Qu'il est loin le temps du pétrole cher où les discours sur la sobriété énergétique irriguaient les discours politiques. Pétrole et gaz de schiste coulent à flot entrainant tout à la fois l'illusion d'une énergie abondante que l'on pourrait gaspiller avec la nonchalance des nantis et une chute spectaculaire des prix de l'énergie. Les dumpings énergétique, écologique et climatique mettent à bas toute tentative de faire émerger un autre système reposant sur la sobriété, l'efficacité énergétique et le développement des énergies renouvelables. L'heure est désormais à l'ébriété énergétique. Les pétrooliques anonymes peuvent à nouveau trinquer à la santé du climat !

Répit pourtant de courte durée.
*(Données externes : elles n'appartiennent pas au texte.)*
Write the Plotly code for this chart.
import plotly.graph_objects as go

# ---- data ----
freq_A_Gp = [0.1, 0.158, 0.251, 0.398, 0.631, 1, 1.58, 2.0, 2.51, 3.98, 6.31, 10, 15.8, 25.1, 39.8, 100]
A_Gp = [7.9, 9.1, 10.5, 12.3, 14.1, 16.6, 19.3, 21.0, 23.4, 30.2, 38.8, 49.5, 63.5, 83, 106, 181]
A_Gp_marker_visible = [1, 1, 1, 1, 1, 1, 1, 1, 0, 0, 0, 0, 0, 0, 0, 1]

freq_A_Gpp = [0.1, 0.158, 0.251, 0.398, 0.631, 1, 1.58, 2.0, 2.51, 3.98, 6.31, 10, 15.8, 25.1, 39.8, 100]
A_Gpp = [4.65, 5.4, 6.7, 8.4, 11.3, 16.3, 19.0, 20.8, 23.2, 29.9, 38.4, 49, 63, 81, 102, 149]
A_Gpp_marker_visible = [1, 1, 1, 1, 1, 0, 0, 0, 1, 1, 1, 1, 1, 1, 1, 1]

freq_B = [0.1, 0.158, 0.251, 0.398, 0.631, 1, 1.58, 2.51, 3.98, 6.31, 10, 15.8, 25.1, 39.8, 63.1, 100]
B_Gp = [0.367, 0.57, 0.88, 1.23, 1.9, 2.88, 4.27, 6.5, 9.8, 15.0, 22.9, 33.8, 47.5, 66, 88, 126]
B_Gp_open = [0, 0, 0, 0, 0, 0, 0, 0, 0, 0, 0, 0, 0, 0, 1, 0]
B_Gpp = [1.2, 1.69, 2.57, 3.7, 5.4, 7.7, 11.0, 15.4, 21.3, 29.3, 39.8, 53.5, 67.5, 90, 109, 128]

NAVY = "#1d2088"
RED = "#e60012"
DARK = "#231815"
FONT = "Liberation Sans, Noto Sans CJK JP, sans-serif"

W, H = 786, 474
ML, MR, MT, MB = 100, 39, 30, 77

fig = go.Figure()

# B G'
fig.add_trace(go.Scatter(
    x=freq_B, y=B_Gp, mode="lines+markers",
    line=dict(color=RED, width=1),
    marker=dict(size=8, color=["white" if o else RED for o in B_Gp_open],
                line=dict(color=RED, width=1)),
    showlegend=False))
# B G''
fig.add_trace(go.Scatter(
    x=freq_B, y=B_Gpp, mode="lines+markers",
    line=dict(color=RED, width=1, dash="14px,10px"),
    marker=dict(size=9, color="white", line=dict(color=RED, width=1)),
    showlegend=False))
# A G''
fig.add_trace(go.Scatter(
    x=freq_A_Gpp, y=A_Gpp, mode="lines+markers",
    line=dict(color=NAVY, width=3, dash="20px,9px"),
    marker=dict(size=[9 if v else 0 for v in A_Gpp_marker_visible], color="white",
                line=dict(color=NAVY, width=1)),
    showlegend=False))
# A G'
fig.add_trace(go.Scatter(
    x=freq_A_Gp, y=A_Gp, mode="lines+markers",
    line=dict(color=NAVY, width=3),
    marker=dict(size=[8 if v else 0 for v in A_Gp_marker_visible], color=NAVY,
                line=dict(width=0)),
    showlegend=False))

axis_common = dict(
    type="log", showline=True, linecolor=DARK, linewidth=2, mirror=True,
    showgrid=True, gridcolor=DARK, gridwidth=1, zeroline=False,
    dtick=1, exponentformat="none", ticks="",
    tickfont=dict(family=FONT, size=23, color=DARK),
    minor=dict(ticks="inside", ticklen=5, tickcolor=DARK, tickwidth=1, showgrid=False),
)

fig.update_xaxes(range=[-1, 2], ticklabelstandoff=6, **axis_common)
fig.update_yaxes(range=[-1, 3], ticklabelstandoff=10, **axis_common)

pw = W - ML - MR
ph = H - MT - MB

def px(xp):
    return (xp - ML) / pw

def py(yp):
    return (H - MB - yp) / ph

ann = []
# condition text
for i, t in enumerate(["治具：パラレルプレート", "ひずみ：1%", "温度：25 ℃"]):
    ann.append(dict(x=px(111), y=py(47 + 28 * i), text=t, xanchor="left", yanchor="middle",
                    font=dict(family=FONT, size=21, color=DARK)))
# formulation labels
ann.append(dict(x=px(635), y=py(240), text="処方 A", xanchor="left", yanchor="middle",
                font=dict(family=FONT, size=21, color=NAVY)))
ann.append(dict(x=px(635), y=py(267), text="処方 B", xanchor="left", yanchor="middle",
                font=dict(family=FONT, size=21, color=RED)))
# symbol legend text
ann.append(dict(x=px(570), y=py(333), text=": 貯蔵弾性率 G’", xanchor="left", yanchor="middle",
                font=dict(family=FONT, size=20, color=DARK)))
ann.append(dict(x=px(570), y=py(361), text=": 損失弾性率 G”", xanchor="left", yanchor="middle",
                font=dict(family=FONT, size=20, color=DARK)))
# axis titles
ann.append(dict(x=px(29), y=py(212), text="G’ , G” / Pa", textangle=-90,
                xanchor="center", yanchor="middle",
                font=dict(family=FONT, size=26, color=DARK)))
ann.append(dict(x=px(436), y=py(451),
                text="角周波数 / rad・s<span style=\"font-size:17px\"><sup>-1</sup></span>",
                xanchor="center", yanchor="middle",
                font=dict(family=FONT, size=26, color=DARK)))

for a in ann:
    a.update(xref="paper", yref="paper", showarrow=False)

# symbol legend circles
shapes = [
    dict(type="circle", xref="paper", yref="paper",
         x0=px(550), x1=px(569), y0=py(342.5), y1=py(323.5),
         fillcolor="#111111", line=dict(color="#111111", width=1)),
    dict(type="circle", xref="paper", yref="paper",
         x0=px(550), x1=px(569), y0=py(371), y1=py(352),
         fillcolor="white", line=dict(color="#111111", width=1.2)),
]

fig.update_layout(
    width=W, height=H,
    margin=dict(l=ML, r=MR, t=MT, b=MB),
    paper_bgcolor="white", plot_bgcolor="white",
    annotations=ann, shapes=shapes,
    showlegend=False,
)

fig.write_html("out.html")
Malgré la cécité d'un marché inapte à anticiper une hausse inévitable, il est de la première importance de cesser de raisonner en tant que consommateur impénitent et gorgé de pétrole mais en tant qu'acteur responsable et conscient des enjeux climatiques.

Chacun pourra ainsi applaudir une baisse inespérée du prix des matières pétrolières et boire le calice jusqu'à la lie. Dans un même concert de louanges, les économistes à courte vue applaudiront au rebond d'une croissance totalement dépendante du cours des matières premières. Le pétrole baisse, la croissance revient, le marché de l'emploi redémarre. Les chantres de la croissance pour la croissance par la croissance trépignent déjà comme des enfants gâtés. La gueule de bois sera à la hauteur de cette incontinence pétrolière.
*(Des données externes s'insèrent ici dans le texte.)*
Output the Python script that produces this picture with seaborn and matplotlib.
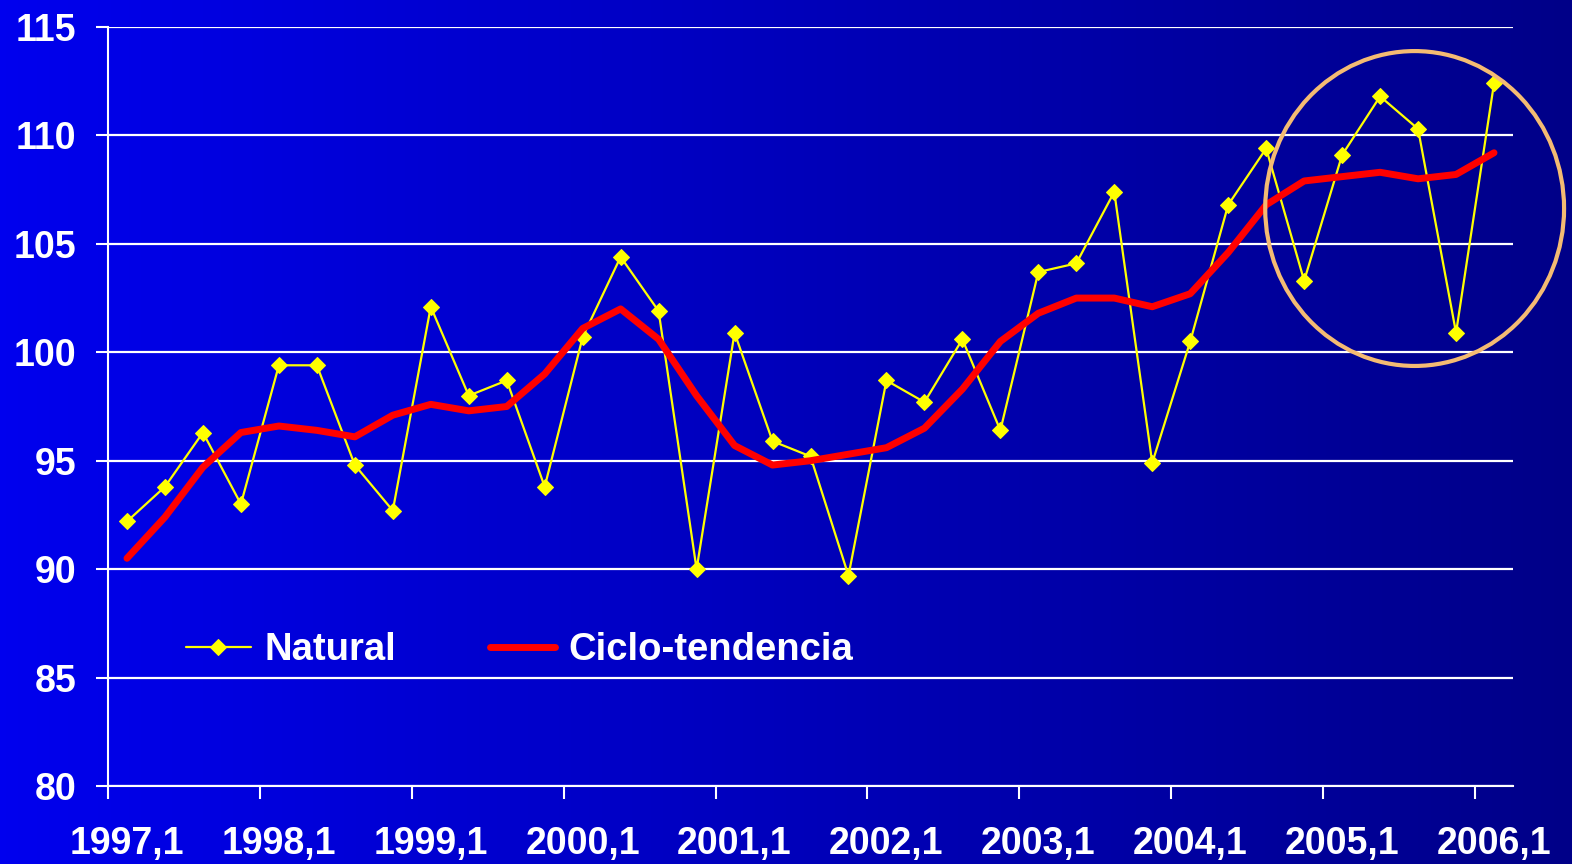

A l'avant-veille de la conférence onusienne sur le dérèglement climatique qui se teindra à Paris en 2015, la priorité doit être donnée à la baisse de nos émissions de gaz à effet de serre. Baisse de nos émissions incompatible avec une baisse du prix des matières pétrolières et gazières. Le marché, dans son irrationalité et son court-termisme, est inapte à saisir la menace climatique. La main invisible du marché, censée réguler "naturellement" les prix en fonction de l'offre et la demande, est en passe d'étrangler notre avenir et d'obérer nos chances de limiter la hausse des températures.

Le courage en politique n'est pas de surfer sur les facilités et automatismes nés durant les trente glorieuses et cinquante gaspilleuses. Préparer l'avenir ne peut se résumer à appliquer sans distance ni imagination les mêmes recettes d'un productivisme finissant.

L'Etat doit donc voir loin en adoptant une fiscalité écologique renchérissant le coût du pétrole et du gaz afin de prendre en compte les externalités négatives. Laisser le marché fixer un prix qui ne reflète jamais le véritable coût écologique, c'est la garantie de payer au prix fort les errements de la cigale. L'Agence Internationale de l'Energie, peu suspecte d'entretenir des relations adultères avec les écologistes, ne cesse de dire et répéter que pour éviter le crash climatique, il nous faut faire l'effort de laisser sous nos pieds les deux tiers des réserves pétrolières disponibles prouvées.

La sobriété n'est pas une option mais une nécessité. Laisser le prix du pétrole baisser serait un erreur stratégique, une faute politique, un crime contre l'humanité.